Yep! *Compact cranks rock!* When I went to look at a 2009 left over Scott R4 at our LBS, I called my wife before writing the check, "Honey, the good news is it has a compact crank and an 11-28 cassette, so it's just like what I would have ordered. Oh, and the bad news is it has a compact crank and an 11-28 cassette, so I am going to write a big check."

That was 4500 miles ago. I'm still smiling.  

With apologies to the Trek forum for mentioning another really nice bicycle brand. :blush2:


----------



## eyezlee (Nov 28, 2009)

Took it out today for an hour ~12. Unbelievable. I really had no idea the difference in road bikes in general and the old Trek 830 I've had for years. I wish I would have made the jump much sooner. Acceleration is quite good I can actually feel my effort turn into speed.

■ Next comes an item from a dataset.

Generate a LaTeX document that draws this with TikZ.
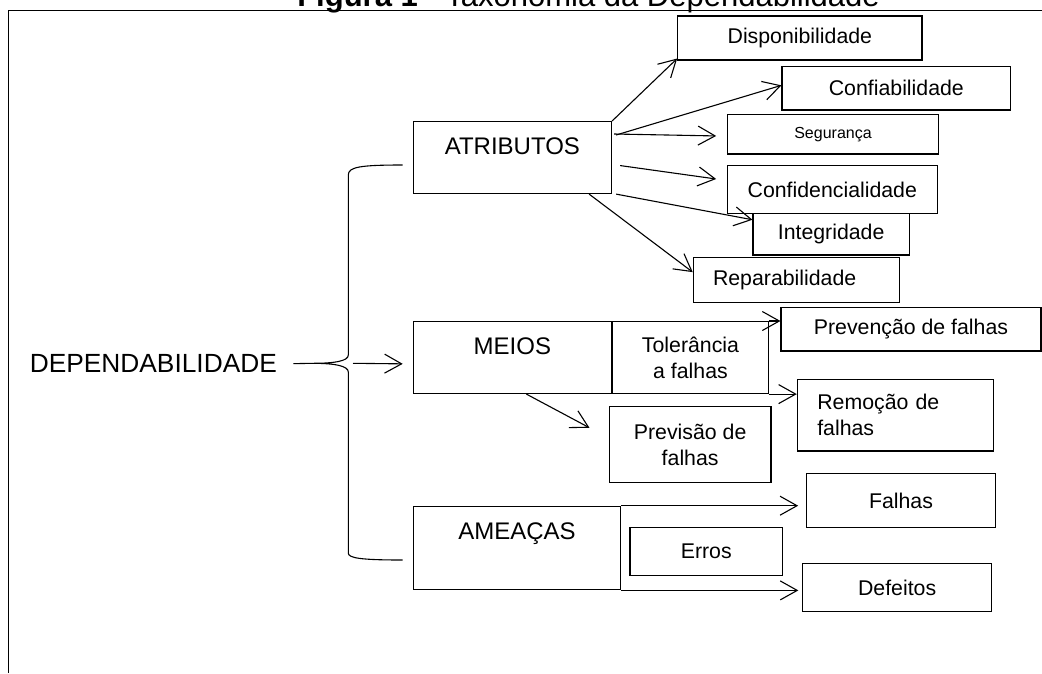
\documentclass[tikz,border=0pt]{standalone}
\usepackage{fontspec}
\setmainfont{Liberation Sans}
\usetikzlibrary{arrows.meta,positioning}

\begin{document}
\begin{tikzpicture}[
    x=1pt, y=-1pt,
    >={Straight Barb[length=17pt,width=19pt]},
    line width=1.1pt,
    b/.style={
        draw,
        inner sep=0pt,
        align=center,
        font=\fontsize{21.3}{26}\selectfont
    },
    hd/.style={
        draw,
        anchor=north west,
        inner xsep=0pt,
        inner ysep=16pt,
        minimum width=198.3pt,
        text height=17.2pt,
        text depth=22.8pt,
        font=\fontsize{24}{28}\selectfont
    }
]
\useasboundingbox (0,0) rectangle (1042,673);

% frame and title
\draw (8.5,673) -- (8.5,10.7) -- (1042,10.7);
\node[anchor=base, inner sep=0pt, font=\fontsize{31}{36}\selectfont] (title) at (588.5,6)
    {\textbf{Figura 1} - Taxonomia da Dependabilidade};

\node[anchor=base west, inner sep=0pt, font=\fontsize{26.3}{30}\selectfont] (dep) at (29.3,372.7)
    {DEPENDABILIDADE};

% main groups
\node[hd] (atr) at (412.7,121) {ATRIBUTOS};
\node[hd] (meios) at (412.7,321) {MEIOS};
\node[hd, minimum width=207pt, text depth=34.4pt] (amea) at (413,505.7) {AMEAÇAS};

% attributes
\node[b, minimum width=244.3pt, minimum height=44pt] (disp) at (799.85,38) {Disponibilidade};
\node[b, minimum width=228.7pt, minimum height=43.3pt] (conf) at (896.35,88.35) {Confiabilidade};
\node[b, minimum width=210.6pt, minimum height=39.7pt, font=\fontsize{16}{19}\selectfont] (seg) at (833,134.15) {Segurança};
\node[b, minimum width=210pt, minimum height=47.6pt] (confid) at (832.3,189.5) {Confidencialidade};
\node[b, minimum width=156.3pt, minimum height=41.7pt] (integ) at (831.15,234.15) {Integridade};
\node[b, inner xsep=19.7pt, text width=166.6pt, align=left, minimum height=44.6pt] (repar) at (796.3,280) {Reparabilidade};

% means
\node[b, right=0pt of meios, minimum width=155.7pt, minimum height=72pt] (tol) {Tolerância\\a falhas};
\node[b, minimum width=260pt, minimum height=43.7pt] (prevf) at (911,329.15) {Prevenção de falhas};
\node[b, inner xsep=20pt, text width=156pt, align=left, minimum height=71.7pt] (remo) at (895.3,415.15) {Remoção de\\falhas};
\node[b, minimum width=161.7pt, minimum height=76pt] (previs) at (690.15,444.7) {Previsão de\\falhas};

% threats
\node[b, minimum width=188.6pt, minimum height=54.4pt] (falhas) at (901,500.5) {Falhas};
\node[b, minimum width=152.5pt, minimum height=47.6pt] (erros) at (706.25,551.5) {Erros};
\node[b, minimum width=188.5pt, minimum height=48pt] (defe) at (897.15,587.7) {Defeitos};

% brace
\coordinate (btop) at (402.7,165);
\coordinate (btip) at (313,363.3);
\coordinate (bbot) at (402.7,560);
\draw (btop) .. controls (360,165) and (348.3,167) .. (348.3,175) -- (348.3,355)
    .. controls (348.3,361) and (335,363.3) .. (btip)
    .. controls (335,363.3) and (348.3,366) .. (348.3,372) -- (348.3,553)
    .. controls (348.3,558) and (360,560) .. (bbot);
\draw ([xshift=16pt]dep.east) -- (btip);
\draw[->] ([xshift=40pt]btip) -- ([shift={(-10,6.3)}]meios.west);

% arrows
\draw[->] (atr.north east) -- ([shift={(0,-2)}]disp.south west);
\draw[->] ([shift={(4,14)}]atr.north east) -- ([shift={(0,-3)}]conf.west);
\draw[->, shorten >=11pt] ([shift={(2,13)}]atr.north east) -- ([shift={(0,2)}]seg.west);
\draw[->] ([shift={(8,8)}]atr.east) -- ([shift={(-10.6,-10.5)}]confid.west);
\draw[->] ([shift={(4,0)}]atr.south east) -- ([shift={(0,7)}]integ.north west);
\draw[->] ([shift={(-23,0)}]atr.south east) -- ([shift={(0,15)}]repar.north west);

\draw[->] (tol.north east) -- (tol.north east -| prevf.west);
\draw[->] (tol.south east) -- (tol.south east -| remo.west);
\draw[->] ([shift={(14,0)}]meios.south) -- ([shift={(-19.3,21.6)}]previs.north west);

\draw[->, shorten >=8pt] (amea.north east) -- (amea.north east -| falhas.west);
\draw[->, shorten >=4pt] (amea.south east) -- (amea.south east -| defe.west);

\end{tikzpicture}
\end{document}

Here's a couple of pics. Need some better ones.


----------



## TucsonMTB (Aug 3, 2008)

Very elegant! :thumbsup:


----------



## WhyRun (Dec 29, 2008)

one small piece of advice. inspect your wheels frequently. Those paired spokes have caused rim cracks. and those hubs have had issues as well. otherwise, awesome bike, i really like the colors and your bar and saddle color choices. (White bottle cages would look great too)


----------



## eyezlee (Nov 28, 2009)

Thinking of adding white look Keo 2 Max pedals. If you look close you'll see that those are forte campus pedals. I don't know what pedals to choose at this point so its the 3 pounders for now.


----------